María Corina Machado - "A saída" é a mudança rumo à democracia, é terminar um pesadelo que está gerando muitas perdas humanas, institucionais e físicas a cada dia que passa.
A Venezuela despertou. Até dois meses atrás, o mundo acreditava que havia uma Venezuela satisfeita, resignada ou aterrorizada. Mas o chamado dos estudantes gerou um movimento cívico sem precedentes.

É possível fazer a transição com o chavismo no poder?
O regime Maduro tem demonstrado que não vai mudar suas políticas. Havia opções, mas o que decidiu? Radicalizar e reprimir. Por isso, exigimos, para um espaço de diálogo, que não seja uma armadilha para desmobilizar o povo e ganhar tempo.
Está na hora de chamar a coisa pelo nome. Há um regime que persegue todos que pensam diferente, não importa se dirigente estudantil ou político, sindicalista ou jornalista. Está aí o caso do [líder oposicionista preso em fevereiro] Leopoldo López e de dois prefeitos presos por se negaram a reprimir atos.
É um governo que dispara contra estudantes, tortura, censura. Como se chama um regime assim? Ditadura. Diante disso, temos o direito de exigir uma mudança de regime no marco da Constituição, que nos oferece vários instrumentos.

Por exemplo?
Em primeiro lugar, o referendo revogatório; em segundo, uma emenda à Constituição; terceiro, uma Assembleia Nacional Constituinte; em quarto, a exigência de renúncia.

Qual sua opção preferida?
A que possa ocorrer da maneira mais rápida e que, com isso, possamos evitar violência, morte e destruição.

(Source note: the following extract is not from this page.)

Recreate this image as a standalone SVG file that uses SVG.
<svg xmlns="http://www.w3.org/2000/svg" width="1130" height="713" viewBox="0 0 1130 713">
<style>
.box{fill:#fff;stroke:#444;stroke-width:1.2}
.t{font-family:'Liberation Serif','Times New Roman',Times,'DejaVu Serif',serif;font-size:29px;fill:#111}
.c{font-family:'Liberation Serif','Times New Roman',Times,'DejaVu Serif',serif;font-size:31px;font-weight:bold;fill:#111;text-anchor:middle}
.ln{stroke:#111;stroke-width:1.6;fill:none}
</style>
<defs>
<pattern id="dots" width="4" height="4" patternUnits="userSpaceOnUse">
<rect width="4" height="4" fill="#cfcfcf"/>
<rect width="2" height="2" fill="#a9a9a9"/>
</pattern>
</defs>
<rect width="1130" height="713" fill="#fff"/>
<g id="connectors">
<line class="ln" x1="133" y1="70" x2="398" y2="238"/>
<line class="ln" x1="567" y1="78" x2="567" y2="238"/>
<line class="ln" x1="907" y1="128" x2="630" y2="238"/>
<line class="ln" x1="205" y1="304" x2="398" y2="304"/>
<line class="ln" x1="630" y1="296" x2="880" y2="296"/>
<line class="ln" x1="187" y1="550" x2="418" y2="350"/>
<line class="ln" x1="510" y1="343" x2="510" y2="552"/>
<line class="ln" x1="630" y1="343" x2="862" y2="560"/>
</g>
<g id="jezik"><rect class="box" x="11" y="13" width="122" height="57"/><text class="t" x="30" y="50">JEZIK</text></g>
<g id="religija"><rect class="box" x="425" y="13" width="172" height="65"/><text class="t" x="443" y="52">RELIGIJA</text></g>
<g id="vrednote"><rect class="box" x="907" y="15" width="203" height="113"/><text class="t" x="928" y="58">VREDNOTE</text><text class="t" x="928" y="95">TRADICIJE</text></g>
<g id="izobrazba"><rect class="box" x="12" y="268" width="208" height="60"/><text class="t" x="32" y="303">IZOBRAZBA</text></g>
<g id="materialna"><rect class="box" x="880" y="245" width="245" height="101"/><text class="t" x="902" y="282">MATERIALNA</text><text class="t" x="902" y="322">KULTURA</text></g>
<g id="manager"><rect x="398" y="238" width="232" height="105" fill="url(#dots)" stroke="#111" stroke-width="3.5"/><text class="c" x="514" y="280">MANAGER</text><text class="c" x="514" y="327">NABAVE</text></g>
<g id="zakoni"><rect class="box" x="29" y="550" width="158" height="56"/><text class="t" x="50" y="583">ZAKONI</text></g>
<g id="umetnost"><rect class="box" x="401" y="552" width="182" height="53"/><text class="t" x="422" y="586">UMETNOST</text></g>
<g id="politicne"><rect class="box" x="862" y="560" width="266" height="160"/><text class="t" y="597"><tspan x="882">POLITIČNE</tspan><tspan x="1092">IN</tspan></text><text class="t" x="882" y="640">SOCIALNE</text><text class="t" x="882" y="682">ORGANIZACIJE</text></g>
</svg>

A saída mais rápida seria a renúncia de Maduro.
Que então avancemos até aí. Todas as saídas, todas as opções constitucionais requerem uma grande mobilização coletiva, pacífica e organizada na rua. E isso é o que ocorre hoje na Venezuela. E a comunidade internacional é importante, pois tem sido um dos pilares do regime de Maduro. Ele cruzou uma linha vermelha com sua política de violação e tortura.

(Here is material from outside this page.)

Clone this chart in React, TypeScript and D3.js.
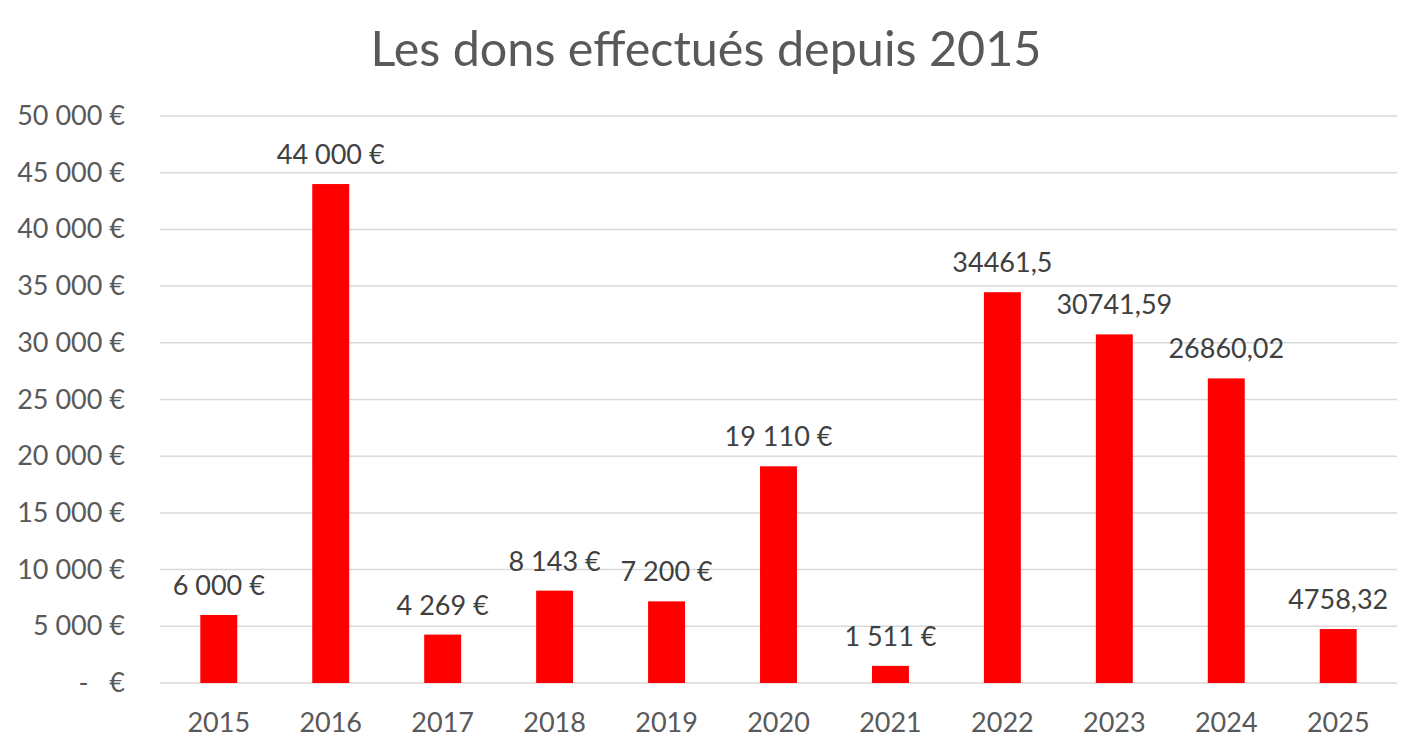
import React, { useEffect, useRef } from 'react';
import * as d3 from 'd3';

const years = ['2015', '2016', '2017', '2018', '2019', '2020', '2021', '2022', '2023', '2024', '2025'];
const dons = [6000, 44000, 4269, 8143, 7200, 19110, 1511, 34461.5, 30741.59, 26860.02, 4758.32];
const donLabels = ['6 000 €', '44 000 €', '4 269 €', '8 143 €', '7 200 €', '19 110 €', '1 511 €', '34461,5', '30741,59', '26860,02', '4758,32'];
const yTicks = [0, 5000, 10000, 15000, 20000, 25000, 30000, 35000, 40000, 45000, 50000];

const W = 1418;
const H = 750;
const FONT = 'Lato, "Open Sans", sans-serif';

const frLocale = d3.formatLocale({ decimal: ',', thousands: '\u00a0', grouping: [3], currency: ['', '\u00a0€'] });
const fmtEuro = frLocale.format('$,.0f');

const App: React.FC = () => {
  const svgRef = useRef<SVGSVGElement>(null);

  useEffect(() => {
    const svg = d3.select(svgRef.current);
    svg.selectAll('*').remove();

    const margin = { top: 116, right: 21, bottom: 67, left: 160 };
    const innerWidth = W - margin.left - margin.right;
    const innerHeight = H - margin.top - margin.bottom;

    const x = d3.scaleBand<string>().domain(years).range([0, innerWidth]).paddingInner(0.67).paddingOuter(0.36);
    const y = d3.scaleLinear().domain([0, 50000]).range([innerHeight, 0]);

    svg.append('rect').attr('width', W).attr('height', H).attr('fill', '#fff');

    // Title
    svg.append('text')
      .attr('x', 706)
      .attr('y', 66)
      .attr('text-anchor', 'middle')
      .style('font-family', FONT)
      .style('font-size', '48.5px')
      .style('fill', '#595959')
      .text('Les dons effectués depuis 2015');

    const g = svg.append('g').attr('transform', `translate(${margin.left},${margin.top})`);

    // Gridlines
    g.selectAll('.grid')
      .data(yTicks)
      .enter().append('line')
      .attr('x1', 0)
      .attr('x2', innerWidth)
      .attr('y1', d => y(d))
      .attr('y2', d => y(d))
      .attr('stroke', '#d9d9d9')
      .attr('stroke-width', 1.5);

    // Y tick labels
    g.selectAll('.ytick')
      .data(yTicks)
      .enter().append('text')
      .attr('x', -35)
      .attr('y', d => y(d) + 9)
      .attr('text-anchor', 'end')
      .attr('xml:space', 'preserve')
      .style('white-space', 'pre')
      .style('font-family', FONT)
      .style('font-size', '27px')
      .style('fill', '#595959')
      .text(d => (d === 0 ? '-   €' : fmtEuro(d)));

    // Bars
    g.selectAll('.bar')
      .data(dons)
      .enter().append('rect')
      .attr('x', (_, i) => x(years[i]) as number)
      .attr('y', d => y(d))
      .attr('width', x.bandwidth())
      .attr('height', d => innerHeight - y(d))
      .attr('fill', '#ff0000');

    // Data labels
    g.selectAll('.lbl')
      .data(dons)
      .enter().append('text')
      .attr('x', (_, i) => (x(years[i]) as number) + x.bandwidth() / 2)
      .attr('y', d => y(d) - 20)
      .attr('text-anchor', 'middle')
      .style('font-family', FONT)
      .style('font-size', '27px')
      .style('fill', '#404040')
      .text((_, i) => donLabels[i]);

    // X labels
    g.selectAll('.xlbl')
      .data(years)
      .enter().append('text')
      .attr('x', d => (x(d) as number) + x.bandwidth() / 2)
      .attr('y', innerHeight + 49)
      .attr('text-anchor', 'middle')
      .style('font-family', FONT)
      .style('font-size', '27px')
      .style('fill', '#595959')
      .text(d => d);
  }, []);

  return (
    <svg ref={svgRef} width={W} height={H} style={{ position: 'absolute', left: 0, top: 0 }} />
  );
};

export default App;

A sra. não mencionou a via eleitoral como uma das quatro opções para mudar de regime.
Não, todas levam a uma via eleitoral, no fim das contas. Se há uma renúncia, a Constituição estabelece uma eleição em 30 dias. Vamos à via eleitoral porque somos democratas.

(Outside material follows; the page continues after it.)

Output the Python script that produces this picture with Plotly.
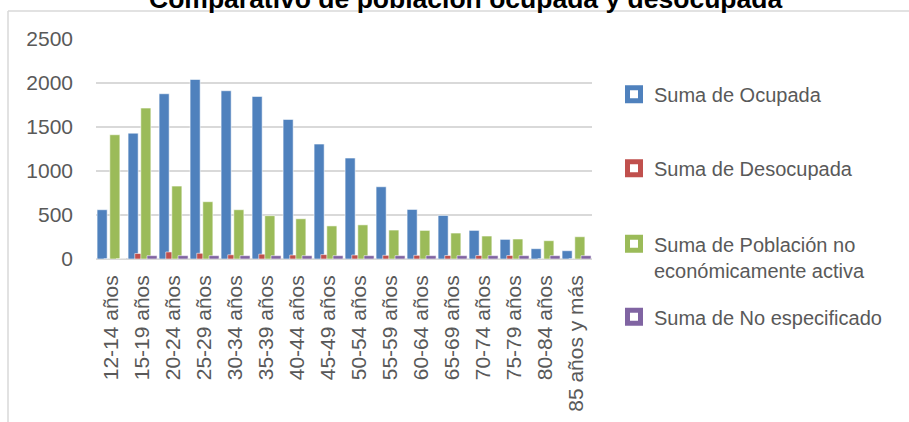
import plotly.graph_objects as go

categories = ["12-14 años", "15-19 años", "20-24 años", "25-29 años", "30-34 años",
              "35-39 años", "40-44 años", "45-49 años", "50-54 años", "55-59 años",
              "60-64 años", "65-69 años", "70-74 años", "75-79 años", "80-84 años",
              "85 años y más"]
ocupada = [560, 1430, 1878, 2040, 1912, 1847, 1586, 1306, 1147, 821, 563, 495, 325, 223, 117, 94]
desocupada = [0, 62, 80, 65, 48, 55, 45, 50, 45, 42, 42, 40, 40, 40, 0, 0]
no_activa = [1412, 1715, 829, 651, 560, 492, 457, 376, 388, 329, 325, 295, 261, 227, 208, 253]
no_especificado = [0, 38, 38, 38, 38, 38, 38, 38, 38, 38, 38, 38, 38, 38, 38, 38]

series_names = ["Suma de Ocupada", "Suma de Desocupada",
                "Suma de Población no<br>económicamente activa", "Suma de No especificado"]
colors = ["#4F81BD", "#C0504D", "#9BBB59", "#8064A2"]
series = [ocupada, desocupada, no_activa, no_especificado]

W, H = 909, 422
L, R, T, B = 96, 592, 39, 259
TXT = "#595959"
FONT = "Liberation Sans, Arial, sans-serif"

offsets = [-0.465, -0.25, -0.055, 0.145]
bar_w = 0.325

fig = go.Figure()
for i, (vals, c) in enumerate(zip(series, colors)):
    fig.add_trace(go.Bar(
        x=categories, y=vals, name=series_names[i], showlegend=False,
        marker=dict(color=c, line=dict(color="rgba(255,255,255,0.55)", width=1)),
        offset=offsets[i], width=bar_w,
    ))

legend_ys = [94.3, 168.3, 256.8, 316.7]
for i, c in enumerate(colors):
    lname = "legend" if i == 0 else f"legend{i+1}"
    fig.add_trace(go.Scatter(
        x=[None], y=[None], mode="markers", name=series_names[i],
        marker=dict(symbol="square", size=13, color="white", line=dict(color=c, width=5)),
        legend=lname, showlegend=True,
    ))

layout_legends = {}
for i, yy in enumerate(legend_ys):
    lname = "legend" if i == 0 else f"legend{i+1}"
    layout_legends[lname] = dict(
        x=614 / W, xref="container", xanchor="left",
        y=1 - yy / H, yref="container", yanchor="middle",
        font=dict(family=FONT, size=20, color=TXT),
        bgcolor="rgba(0,0,0,0)", borderwidth=0, valign="top",
    )

fig.update_layout(
    width=W, height=H,
    margin=dict(l=L, r=W - R, t=T, b=H - B, pad=0, autoexpand=False),
    paper_bgcolor="white", plot_bgcolor="white",
    barmode="overlay",
    font=dict(family=FONT, color=TXT),
    **layout_legends,
)

fig.update_yaxes(
    range=[0, 2500], dtick=500, tick0=0, automargin=False,
    showgrid=True, gridcolor="#D9D9D9", gridwidth=1.5,
    zeroline=True, zerolinecolor="#D9D9D9", zerolinewidth=1.5,
    showline=False, ticks="", ticklabelstandoff=22,
    tickfont=dict(family=FONT, size=21, color=TXT),
)
fig.update_xaxes(
    type="category", categoryorder="array", categoryarray=categories,
    range=[-0.5, len(categories) - 0.5], automargin=False,
    showgrid=False, showline=False, ticks="", tickangle=-90,
    ticklabelstandoff=11,
    tickfont=dict(family=FONT, size=21, color=TXT),
)

# chart border (left and top edges visible)
px_x = lambda p: (p - L) / (R - L)
px_y = lambda p: (B - p) / (B - T)
fig.add_shape(type="line", xref="paper", yref="paper",
              x0=px_x(8), x1=px_x(8), y0=px_y(11), y1=px_y(430),
              line=dict(color="#D9D9D9", width=1.5))
fig.add_shape(type="line", xref="paper", yref="paper",
              x0=px_x(8), x1=px_x(915), y0=px_y(11), y1=px_y(11),
              line=dict(color="#D9D9D9", width=1.5))

fig.add_annotation(
    text="<b>Comparativo de población ocupada y desocupada</b>",
    xref="paper", yref="paper", x=px_x(465.5), y=px_y(-1),
    xanchor="center", yanchor="middle", showarrow=False,
    font=dict(family=FONT, size=26.5, color="black"),
)

fig.write_html("out.html",
               config={"displayModeBar": False},
               post_script="document.body.style.margin='0';document.body.style.overflow='hidden';")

Por que a oposição não consegue reunir multidões nos bairros mais pobres de Caracas?
As zonas populares estão submetidas a um controle político e pessoal pelos "coletivos do terror", que são grupos paramilitares.
No bairro 23 de Janeiro [tradicional reduto chavista, em Caracas], nas últimas semanas, soou uma forma de protesto contundente e comovedora que são os panelaços. Sabe o que fizeram os paramilitares? Dispararam contra as janelas de onde se ouviam as panelas. Marcaram com pintura as portas das moradias onde suspeitavam que houvesse manifestantes.

Policiais também foram mortos nos atos. Há um setor da oposição que usa a violência?
Testemunhos e as fotografias revelam que os que têm disparado provêm do regime ou são induzidos pelo regime.

Uma comissão da Unasul esteve em Caracas, onde foi proposto um grupo de três chanceleres (Brasil, Colômbia e Equador) para facilitar o diálogo. Isso pode ajudar?
A Unasul se colocou ao lado do regime. Antes dessa visita, houve declarações de chanceleres da Unasul manifestando seu apoio incondicional a Maduro. Essa é uma instância objetiva, que gera confiança no povo venezuelano? A resposta é não.

O Brasil coassinou nota do Mercosul que criminaliza as manifestações. A sra. acredita ser possível mudar a posição do governo Dilma Rousseff?
Tenho certeza de que isso ocorrerá. E a mudança virá pelo povo, pelos brasileiros. Sei que vocês entendem o que ocorre na Venezuela. Vocês valorizam o respeito aos direitos humanos, ao trabalho, à propriedade, à liberdade de expressão, ao pluralismo.
É o momento em que se completam 50 anos do golpe de Estado no Brasil. Sei que isso recorda o drama de viver submetido a uma ditadura. O medo, a humilhação, a dor, como a família se degrada. Este momento une o povo brasileiro ao venezuelano.
Hoje, vivemos um governo militarista, que pretende repetir torturas, perseguição, violação dos direitos humanos. É por isso que, mais do que nunca, os dois países precisam se unir.

A sra. se comunicou com alguém do governo brasileiro? Há algum encontro previsto?
Não nesta visita. Enviei cartas à presidente Dilma, mas ainda sem resposta.